Winner’s curse is common only for common value auctions, since on private value auctions there is no point to overpay for the asset because the value of this asset is different for each individual. Individuals will not pay more, if they know that the paid price will not justify their need of this asset.
Question #3
Versions A, B, and C of the bill are to be passed There are three versions of bill to be passed, A, B and C. The preferences of 12 members of a committee are as follows:
1: Four people prefer version A to version B to Version C.
2: Four people prefer version B to version C to version A.
3: Four people prefer version C to version A to Version B.

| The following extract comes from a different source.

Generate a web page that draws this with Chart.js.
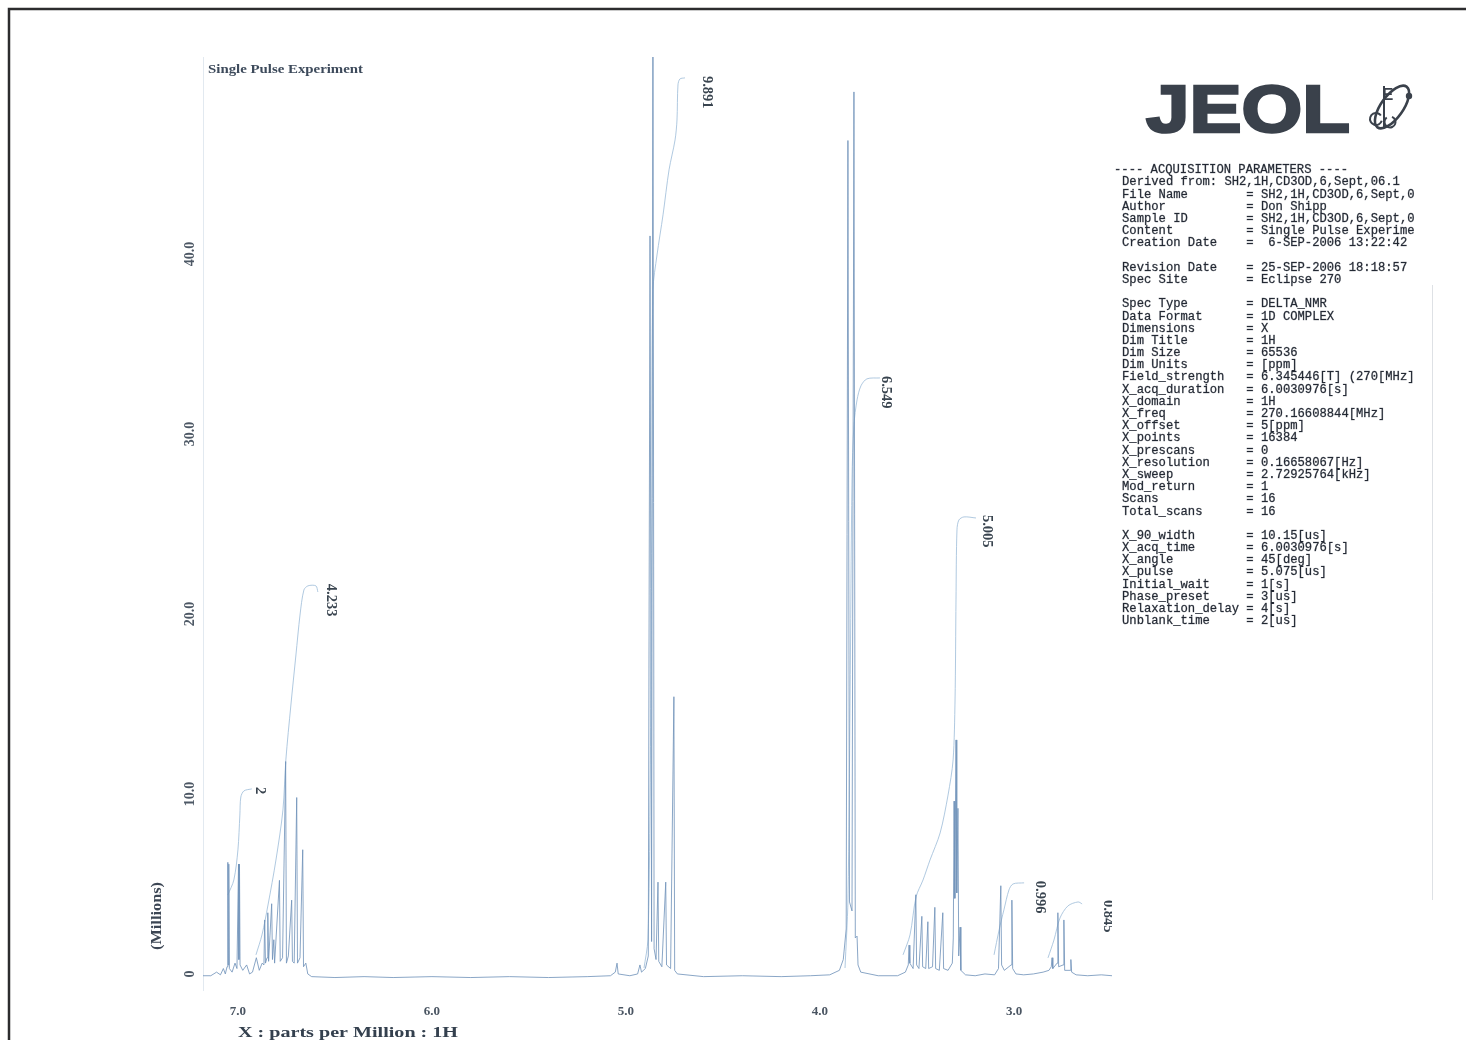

Game theory can be applied to determine the winner (Owen, 2013). The chairman of this committee can hold 2 alternatives against each other and then the winning alternative will be held with the last one.
Situation #1
If Bill A is being voted against Bill B, then:
Type 1, people vote for A
Type 2 people vote for B
Type 3 people vote for A
Thus, Bill A gets 8 votes and Bill B gets 4 votes. In such case, Bill A is the winner
Now, A competes against C
Type 1, people vote for A
Type 2 people vote for C
Type 3 people vote for C
Thus, Bill A gets 4 votes and Bill C gets 8 votes. In such case, Bill C is the winner
The overall winner is Bill C
Situation #2
If Bill A is being voted against Bill C, then:
Type 1: 4 people vote for A
Type 2: 4 people vote for C
Type 3: 4 people vote for C
Thus, Bill A gets 4 votes and Bill C gets 8 votes. In such case, C is the winner
Now, Bill B competes against Bill C
Type 1: 4 people vote for B
Type 2: 4 people vote for B
Type 3: 4 people vote for C
Thus, Bill B gets 8 votes and Bill C gets 4 votes. In such case, Bill B is the winner
The overall winner is Bill B
Sitation #3
If Bill B is being voted against Bill C, then:
Type 1: 4 people vote for B
Type 2: 4 people vote for B
Type 3: 4 people vote for C
Thus, Bill B gets 8 votes and Bill C gets 4 votes. In such case, bill B is the winner
Now, Bill A competes against Bill B
Type 1: 4 people vote for A
Type 2: 4 people vote for B
Type 3: 4 people vote for A
Thus, Bill A gets 8 votes and Bill B gets 4 votes. In such case, Bill A is the winner
The overall winner is Bill A
Based on the result, we can make a conclusion that there might be 3 different winners, based on the choice of bills for the first round. In such case, the chair can influence the result according to his preferences. The main point is not to put the preference into the first round.
Works cited
Brams, Steven J., and Alan D. Taylor. Two stage auctions II: commom-value strategies and the winner's curse. New York: C.V. Starr Center for Applied Economics, Faculty of Arts and Science Dept. of Economics, 1992. Print.
Owen, Guillermo. Game theory. Bingley, UK: Emerald, 2013. Print.
Rasmussen, Svend. Production economics: the basic theory of production optimisation. Heidelberg: Springer, 2013. Print.